Progressive educators were heartened by
Thorndike’s work and concluded that “you study what you
study, and you learn what you learn.” In other words, what
was the point of learning Latin or algebra or even history since
they had no demonstrable utility? In 1958, Walter Kolesnik showed
that the research that allegedly “exploded” mental
discipline (as advanced by Thorndike and others) was deeply flawed,
but his work was ignored by progressive educators.
In this century-old debate, the great error of
traditionalist educators was their failure to defend cultural values in
education, that is, the importance of knowledge. By making the case for
Latin or history dependent on “transfer of training,” they
lost the debate. The culturally important studies such as literature,
history, and foreign language never should have been defended for their
value in “training the mind,” but for their importance in
shaping an educated, civilized human being.
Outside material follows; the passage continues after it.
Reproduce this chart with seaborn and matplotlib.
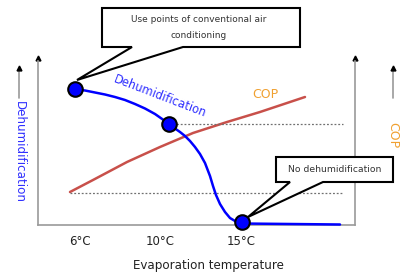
import matplotlib
matplotlib.use("Agg")
import matplotlib.pyplot as plt
import seaborn as sns
from matplotlib.patches import Polygon
from matplotlib.lines import Line2D

# positions on an arbitrary (non-linear) evaporation-temperature axis, heights in relative units
dehum_x = [37, 47, 57, 67, 77, 87, 97, 107, 117, 122, 127, 131, 137, 142, 147, 152, 157,
           162, 167, 172, 175, 178, 182, 187, 192, 197, 203, 302]
dehum_y = [136, 134.5, 132.5, 130.5, 128, 125, 121, 116.5, 111, 107.5, 104, 101, 96.5, 93, 89,
           84, 78, 71, 62, 49, 39, 30, 21, 13, 7, 4, 1.5, 0.5]

cop_x = [32, 55, 89, 122, 155, 189, 222, 267]
cop_y = [33, 45, 63, 78, 92, 103, 113, 128]

point_x = [37, 131, 204]
point_y = [136, 101, 3]

ref_hi = 101
ref_lo = 32
ref_x = [32, 305]

tick_pos = [42, 122, 203]
tick_labels = ["6°C", "10°C", "15°C"]

sns.set_style("white")
plt.rcParams["font.family"] = ["DejaVu Sans"]

fig = plt.figure(figsize=(4, 2.74), dpi=100)
W, H = 400, 274
ax = fig.add_axes([38 / W, 1 - 225 / H, 317 / W, 167 / H])

sns.lineplot(x=cop_x, y=cop_y, ax=ax, color="#c8504a", lw=1.8, estimator=None, sort=False)
ax.plot([131, ref_x[1]], [ref_hi, ref_hi], ls=(0, (1.5, 1.5)), color="#707070", lw=0.9)
ax.plot(ref_x, [ref_lo, ref_lo], ls=(0, (1.5, 1.5)), color="#707070", lw=0.9)
sns.lineplot(x=dehum_x, y=dehum_y, ax=ax, color="#0000ff", lw=1.8, estimator=None,
             sort=False, zorder=4, clip_on=False)
sns.scatterplot(x=point_x, y=point_y, ax=ax, color="#0000ff", edgecolor="black",
                linewidth=1.5, s=110, zorder=5, clip_on=False)

ax.set_xlim(0, 317)
ax.set_ylim(0, 167)
ax.set_xticks(tick_pos)
ax.set_xticklabels(tick_labels, fontsize=8.5, color="#222222")
ax.tick_params(axis="x", length=0, pad=7)
ax.set_yticks([])
ax.spines["top"].set_visible(False)
for s in ["left", "right", "bottom"]:
    ax.spines[s].set_color("#9a9a9a")
    ax.spines[s].set_linewidth(1.2)
ax.spines["left"].set_bounds(0, 164)
ax.spines["right"].set_bounds(0, 164)
for xa in [0, 1]:
    ax.plot([xa], [1], marker="^", ms=3.5, color="black", transform=ax.transAxes, clip_on=False)

ax.text(160 - 38, 225 - 96, "Dehumidification", color="#3030ff", fontsize=8.3,
        rotation=-21, ha="center", va="center", rotation_mode="anchor")
ax.text(265 - 38, 225 - 94, "COP", color="#f0a030", fontsize=9, ha="center", va="center")


def fx(px):
    return px / W


def fy(py):
    return 1 - py / H


# outer axis arrows
for x in [19, 393]:
    fig.add_artist(Line2D([fx(x), fx(x)], [fy(98), fy(70)], color="#9a9a9a", lw=1.2))
    fig.add_artist(Line2D([fx(x)], [fy(68)], marker="^", ms=3.5, color="black"))
fig.text(fx(19), fy(152), "Dehumidification", color="#3030ff", fontsize=8.6,
         rotation=-90, ha="center", va="center")
fig.text(fx(393), fy(135), "COP", color="#f0a030", fontsize=9,
         rotation=-90, ha="center", va="center")

fig.text(fx(208), fy(265), "Evaporation temperature", fontsize=8.6, color="#222222",
         ha="center", va="center")


def callout(pts, z=3):
    fig.add_artist(Polygon([(fx(x), fy(y)) for x, y in pts], closed=True,
                           facecolor="white", edgecolor="black", lw=1.5, zorder=z))


callout([(102, 8), (300, 8), (300, 47), (183, 47), (77, 80), (132, 47), (102, 47)])
fig.text(fx(199), fy(20), "Use points of conventional air", fontsize=6.5, color="#333333",
         ha="center", va="center", zorder=5)
fig.text(fx(199), fy(35), "conditioning", fontsize=6.5, color="#333333",
         ha="center", va="center", zorder=5)

callout([(276, 157), (393, 157), (393, 182), (323, 182), (248, 217), (290, 182), (276, 182)])
fig.text(fx(335), fy(170), "No dehumidification", fontsize=6.7, color="#333333",
         ha="center", va="center", zorder=5)

fig.savefig("out.png", dpi=100)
Hirsch now makes that case, and it is a very
important contribution to American education. He shows that
research is now firmly on the side of those who advocate knowledge
as the goal of learning. In a curious reversal of history,
progressive educators now find themselves defending “transfer
of training,” the belief that the practice of critical
thinking will ensure that the student is able to think well about
other things in the future. In this formulation, what a student
learns is irrelevant so long as the student is doing something that
really interests her. As Hirsch shows, this belief in formalism
leads to dull practice in summarizing, predicting, clarifying, and
other mindless and unnecessary activities in the teaching of
reading, but it does not lead to a knowledgeable person who reads
widely and with deep comprehension.
As I said at the outset, I need no convincing. I believe that E. D. Hirsch, Jr., has become an indispensable figure in American
education, and that the curriculum he has developed over the past
20 years—the Core Knowledge curriculum—restores the
essential ingredients of a solid education, including history,
literature, science, mathematics, art, and music. He now
demonstrates that the same kind of education is necessary to cure
the well-documented reading deficiencies of large numbers of
students, and that is icing on the cake.
Diane Ravitch is Research Professor of
Education at New York University and a member of the Koret Task
Force at the Hoover Institution, Stanford University.